One measure would force mayors who are charging so called, 'user fees' for things like garbage pick-up and emergency response services to count those charges against the 2% cap on property tax increases. Another bill would force towns to share services if it's determined they would save taxpayers money by doing so. Municipalities that don't share risk losing state aid. Governor Chris Christie wants both bills passed this fall.

"We cannot have gone through the exercise of passing a 2% cap and then allow mayors to run around the cap," says Christie. "It's inappropriate, raises taxes on the people of this state and it's something that we've got to fix."

The Governor says, "Plugging the holes in the property tax cap is important to be done. It's one of those things we ran out of bandwidth on here near the end of June to get done, but it's something we've got to get done this fall…..I hope that we get the legislature's attention when they come back this fall to be able to deal with that and deal with shared services. Both things are important."

State Senate President Steve Sweeney sponsors both bills. Under Sweeney's legislation, services shifted from a property tax base to a "user fee" base would continue to be counted as part of the current 2 percent property tax cap for municipalities. He explains, "We're not saying you can't do a fee, but it's going to count against the 2% cap." That means towns that implement the fees would have to cut elsewhere to stay beneath the limit.

Sweeney's shared services measure would require New Jersey's Local Unit Alignment, Reorganization, and Consolidation Commission (LUARCC) to study local government units (county government, municipal government, school districts) to determine where taxpayer dollars could be saved through sharing of services.

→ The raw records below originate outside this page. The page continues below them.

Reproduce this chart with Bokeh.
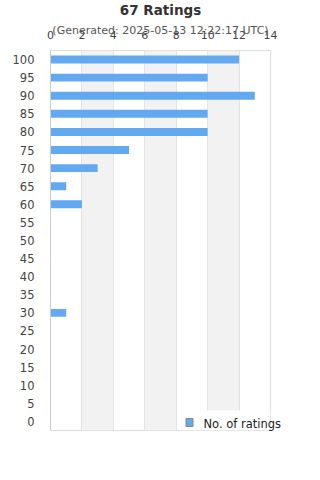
from bokeh.plotting import figure
from bokeh.models import Range1d, FixedTicker, Label, BoxAnnotation
from bokeh.embed import file_html
from bokeh.resources import INLINE

ratings = [100, 95, 90, 85, 80, 75, 70, 65, 60, 55, 50, 45, 40, 35, 30, 25, 20, 15, 10, 5, 0]
counts = [12, 10, 13, 10, 10, 5, 3, 1, 2, 0, 0, 0, 0, 0, 1, 0, 0, 0, 0, 0, 0]
x_ticks = [0, 2, 4, 6, 8, 10, 12, 14]
title_text = "67 Ratings"
subtitle_text = "(Generated: 2025-05-13 12:22:17 UTC)"
series_name = "No. of ratings"

BAR = "#63a9f2"
FONT = "DejaVu Sans"

p = figure(width=320, height=480, output_backend="svg", toolbar_location=None,
           x_range=Range1d(0, 14), y_range=Range1d(-2.5, 102.5),
           x_axis_location="above",
           min_border_left=50, min_border_right=50, min_border_top=50, min_border_bottom=50)
p.outline_line_color = "#dddddd"
p.background_fill_color = "white"
p.border_fill_color = "white"

for a, b in [(2, 4), (6, 8), (10, 12)]:
    p.add_layout(BoxAnnotation(left=a, right=b, fill_color="#f2f2f2", fill_alpha=1,
                               line_alpha=0, level="underlay"))

p.xgrid.ticker = FixedTicker(ticks=x_ticks)
p.xgrid.grid_line_color = "#e0e0e0"
p.ygrid.grid_line_color = None

# legend background box
p.add_layout(BoxAnnotation(left=8.15, right=14, bottom=-2.5, top=3.0, fill_color="white",
                           fill_alpha=1, line_alpha=0, level="underlay"))

r = p.hbar(y=ratings, right=counts, left=0, height=2.2, fill_color=BAR, line_color=None)

xa = p.xaxis[0]
xa.ticker = FixedTicker(ticks=x_ticks)
xa.axis_line_color = None
xa.major_tick_line_color = None
xa.minor_tick_line_color = None
xa.major_label_standoff = 6
xa.major_label_text_font = FONT
xa.major_label_text_font_size = "11px"
xa.major_label_text_color = "#444444"

ya = p.yaxis[0]
ya.ticker = FixedTicker(ticks=ratings)
ya.axis_line_color = "#cccccc"
ya.major_tick_line_color = None
ya.minor_tick_line_color = None
ya.major_label_standoff = 10
ya.major_label_text_font = FONT
ya.major_label_text_font_size = "11.5px"
ya.major_label_text_color = "#444444"

p.add_layout(Label(x=110, y=18, x_units="screen", y_units="screen", text=title_text,
                   text_align="center", text_baseline="middle", text_font=FONT,
                   text_font_size="13.5px", text_font_style="bold", text_color="#333333"), "above")
p.add_layout(Label(x=110, y=413, x_units="screen", y_units="screen", text=subtitle_text,
                   text_align="center", text_baseline="middle", text_font=FONT,
                   text_font_size="11px", text_color="#555555"), "below")
p.add_layout(Label(x=153, y=34, x_units="screen", y_units="screen", text=series_name,
                   text_align="left", text_baseline="middle", text_font=FONT,
                   text_font_size="11.5px", text_color="#222222"), "below")
p.add_layout(Label(x=139, y=43, x_units="screen", y_units="screen", text="\u2003",
                   text_align="center", text_baseline="middle", text_font=FONT,
                   text_font_size="7px", background_fill_color=BAR,
                   border_line_color="#888888", border_line_width=1), "below")

open("out.html", "w").write(file_html(p, INLINE))
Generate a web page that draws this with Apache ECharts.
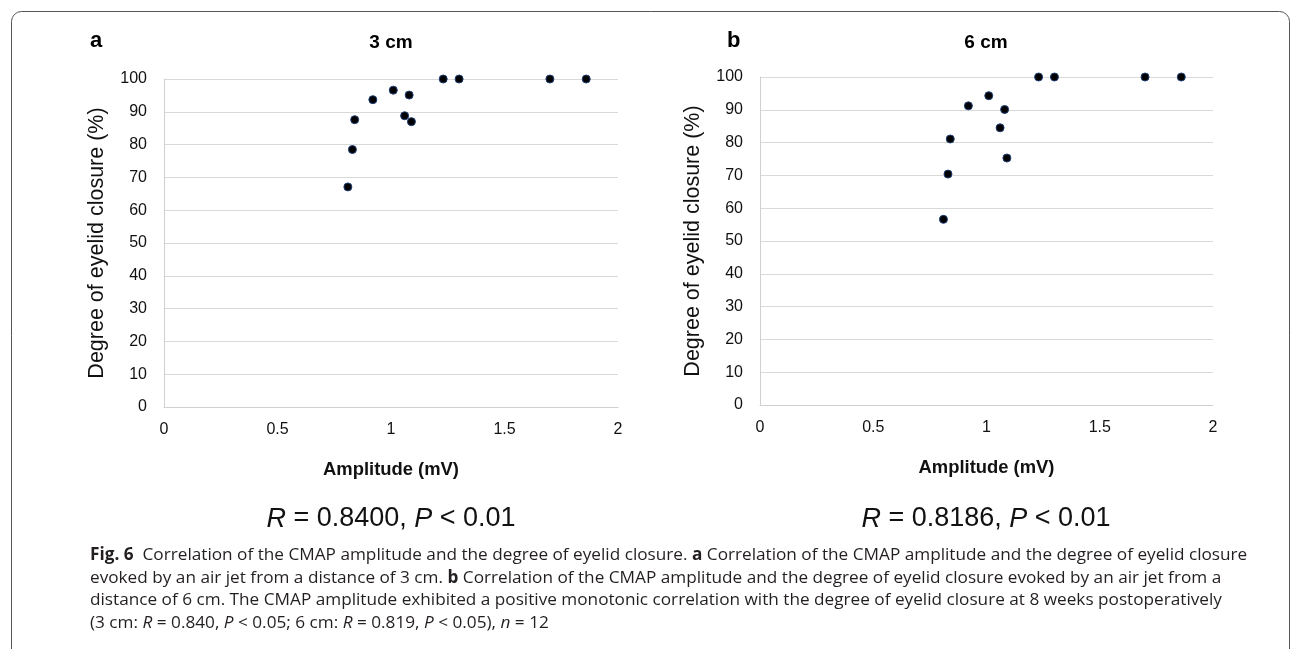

If the study shows that a savings can be realized through sharing that service in one or more local governments, the question of whether to do so or not would be put to a public referendum in all municipalities involved. If the towns involved fail to pass the proposal, they would be subject to losing state aid in the amount equal to what they would have saved had they shared the service. If one town approves it but another denies it, only the town that denied it would lose aid.